Dive Brief:
- Recent changes Google has made to YouTube in order to establish a stronger net of brand safety are impacting the livelihood of the site's content creators. Some of them are now losing as much as 80% of their monthly revenue, Bloomberg found in a report speaking with a dozen YouTube partners and creators.
- Bloomberg interviewed one video maker, Joe Taylor, whose channel JoeGo101 has seen earnings fall from $6,000 per month to around $1,000 per month. YouTube has yanked advertisements from hundreds of thousands of videos in a push to demonetize potentially offensive material, but many users feel that their videos are unfairly or arbitrarily targeted by the site's algorithm. The company is planning to hire 10,000 new employees to manually review content going forward.
- The bottom line is that this extreme hit to YouTube revenue might steer some creators to peel back or abandon producing videos for the platform or otherwise migrate to rivals like Amazon's popular streaming service Twitch, according to Bloomberg.
Dive Insight:
The major advertiser boycotts over brand safety on YouTube that occurred in the spring ended up having little impact on the site's revenue. Most businesses quickly returned to the platform, and will likely do so again following what's now a second major spending freeze over inappropriate children's content. What might hurt YouTube, in the long run, is a mass migration of the talent that made it a destination for audiences and advertisers to begin with, as evidenced by the Bloomberg report.
YouTube must manage a tough balancing act, as it needs brands to be assured that their ads are appearing alongside controversy-free videos but also must retain creators who produce original and fresh content people actually want to watch. These issues are unlikely to let up any time in the near future as the ad world continues to reckon with a non-transparent digital media landscape. Seventy-two percent of marketing chiefs now feel pressure from their bosses to secure brand trust, according to a CMO Council report released in September.

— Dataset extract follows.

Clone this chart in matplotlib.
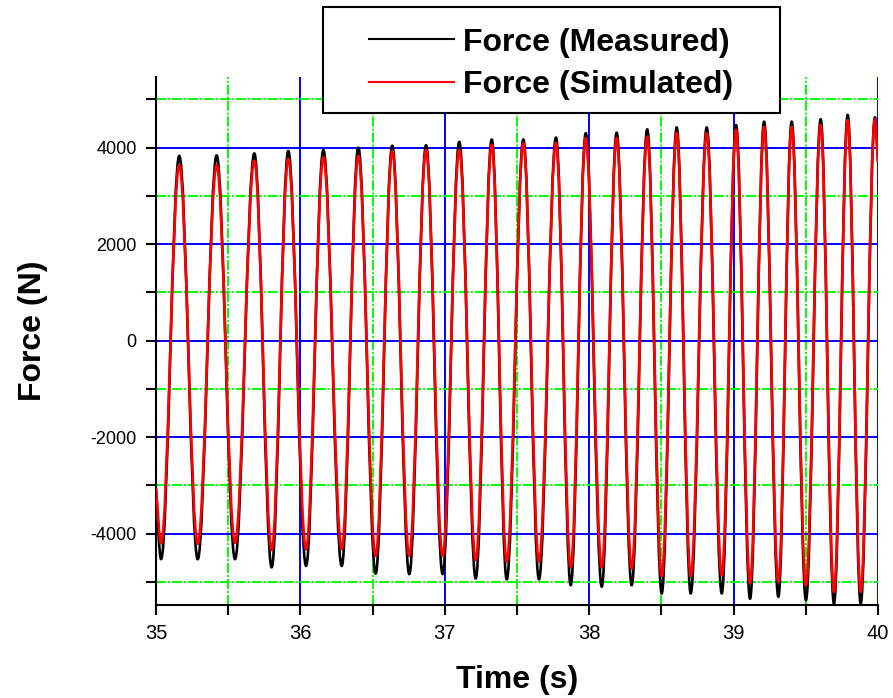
import matplotlib
matplotlib.use("Agg")
import matplotlib.pyplot as plt
from matplotlib.lines import Line2D
from matplotlib.patches import PathPatch, Rectangle
from matplotlib.path import Path
from matplotlib.ticker import MultipleLocator

plt.rcParams["font.family"] = ["Liberation Sans", "DejaVu Sans"]
plt.rcParams["axes.unicode_minus"] = False

# edges of the recorded window (value where the trace meets the axes)
start_t, end_t = 35.0, 40.0
meas_start, meas_end = -3100, 3700
sim_start, sim_end = -3050, 3700

# peak / trough times (s)
peak_t = [35.161, 35.420, 35.681, 35.916, 36.159, 36.401, 36.636, 36.870,
          37.100, 37.325, 37.544, 37.770, 37.976, 38.190, 38.402, 38.606,
          38.814, 39.017, 39.211, 39.402, 39.603, 39.790, 39.979]
trough_t = [35.035, 35.289, 35.547, 35.801, 36.039, 36.286, 36.521, 36.754,
            36.985, 37.214, 37.429, 37.652, 37.872, 38.087, 38.294, 38.502,
            38.703, 38.918, 39.114, 39.310, 39.501, 39.695, 39.880]

# measured force extrema (N)
meas_peaks = [3830, 3840, 3880, 3930, 3950, 4000, 4040, 4050, 4120, 4170,
              4170, 4210, 4300, 4310, 4380, 4420, 4420, 4470, 4540, 4540,
              4590, 4680, 4630]
meas_troughs = [-4530, -4530, -4530, -4700, -4670, -4670, -4830, -4840,
                -4840, -4930, -4950, -4950, -5070, -5100, -5070, -5240,
                -5240, -5240, -5350, -5310, -5380, -5450, -5450]

# simulated force extrema (N)
sim_peaks = [3640, 3640, 3730, 3770, 3800, 3830, 3930, 3950, 3950, 4060,
             4090, 4100, 4200, 4200, 4230, 4310, 4300, 4370, 4430, 4430,
             4470, 4570, 4590]
sim_troughs = [-4200, -4210, -4190, -4340, -4320, -4320, -4460, -4460,
               -4460, -4550, -4580, -4580, -4700, -4700, -4720, -4880,
               -4880, -4860, -5030, -5000, -5070, -5210, -5210]


def trace(t0, v0, peaks, troughs, t1, v1):
    pts = sorted(list(zip(peak_t, peaks)) + list(zip(trough_t, troughs)))
    return [(t0, v0)] + pts + [(t1, v1)]


def smooth_path(pts):
    # cubic segments with flat tangents at every extremum
    k = 0.363
    verts = [pts[0]]
    codes = [Path.MOVETO]
    n = len(pts)
    for i in range(1, n):
        (a, va), (b, vb) = pts[i - 1], pts[i]
        h = k * (b - a)
        if i == 1:
            c1 = (a + (b - a) / 3, va + (vb - va) / 3)
        else:
            c1 = (a + h, va)
        if i == n - 1:
            c2 = (b - (b - a) / 3, vb - (vb - va) / 3)
        else:
            c2 = (b - h, vb)
        verts += [c1, c2, (b, vb)]
        codes += [Path.CURVE4] * 3
    return Path(verts, codes)


fig = plt.figure(figsize=(8.93, 6.98), dpi=100)
ax = fig.add_axes([0.1747, 0.1332, 0.8085, 0.7565])

meas = trace(start_t, meas_start, meas_peaks, meas_troughs, end_t, meas_end)
sim = trace(start_t, sim_start, sim_peaks, sim_troughs, end_t, sim_end)
ax.add_patch(PathPatch(smooth_path(meas), fill=False, edgecolor="black",
                       lw=1.9, joinstyle="round", zorder=2))
ax.add_patch(PathPatch(smooth_path(sim), fill=False, edgecolor="#FF0000",
                       lw=1.9, joinstyle="round", zorder=3))

ax.set_xlim(35, 40)
ax.set_ylim(-5480, 5465)
ax.xaxis.set_major_locator(MultipleLocator(1))
ax.xaxis.set_minor_locator(MultipleLocator(0.5))
ax.yaxis.set_major_locator(MultipleLocator(2000))
ax.yaxis.set_minor_locator(MultipleLocator(1000))

ax.set_axisbelow(True)
ax.grid(which="major", color="#0000FF", lw=1.4, ls="-")
ax.grid(which="minor", color="#00FF00", lw=1.4, ls=(0, (5.2, 1.0, 1.0, 1.0)))

for side in ("top", "right"):
    ax.spines[side].set_visible(False)
for side in ("left", "bottom"):
    ax.spines[side].set_linewidth(1.5)
ax.tick_params(which="both", direction="out", length=7, width=1.5, pad=7)
ax.tick_params(axis="x", labelsize=14.5)
ax.tick_params(axis="y", labelsize=13)

ax.set_xlabel("Time (s)", fontsize=23, fontweight="bold")
ax.set_ylabel("Force (N)", fontsize=23, fontweight="bold")
ax.xaxis.set_label_coords(0.5, -0.113)
ax.yaxis.set_label_coords(-0.149, 0.519)

# legend box sits over the top of the plot area
fig.patches.append(Rectangle((0.3614, 0.8381), 0.5121, 0.1519,
                             transform=fig.transFigure, facecolor="white",
                             edgecolor="black", lw=1.5, zorder=4))
handles = [Line2D([], [], color="black", lw=1.5, label="Force (Measured)"),
           Line2D([], [], color="#FF0000", lw=1.5, label="Force (Simulated)")]
fig.legend(handles=handles, loc="center", bbox_to_anchor=(0.6174, 0.9083),
           frameon=False, prop={"size": 23, "weight": "bold"},
           handlelength=2.65, handletextpad=0.3, labelspacing=0.4,
           borderpad=0.2).set_zorder(5)

fig.savefig("out.png", dpi=100)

The X-factor to watch here will be Amazon's Twitch streaming service, which has, to date, largely been focused on video games but could expand to encompass a variety of content more brands would find appealing. Google certainly appears to be eyeing Amazon more carefully as a digital advertising competitor. The company last week pulled YouTube from Amazon Echo Show and Fire TV devices, citing a terms of services violation. The move was seen as escalating the rivalry between the two technology giants, with consumers losing out.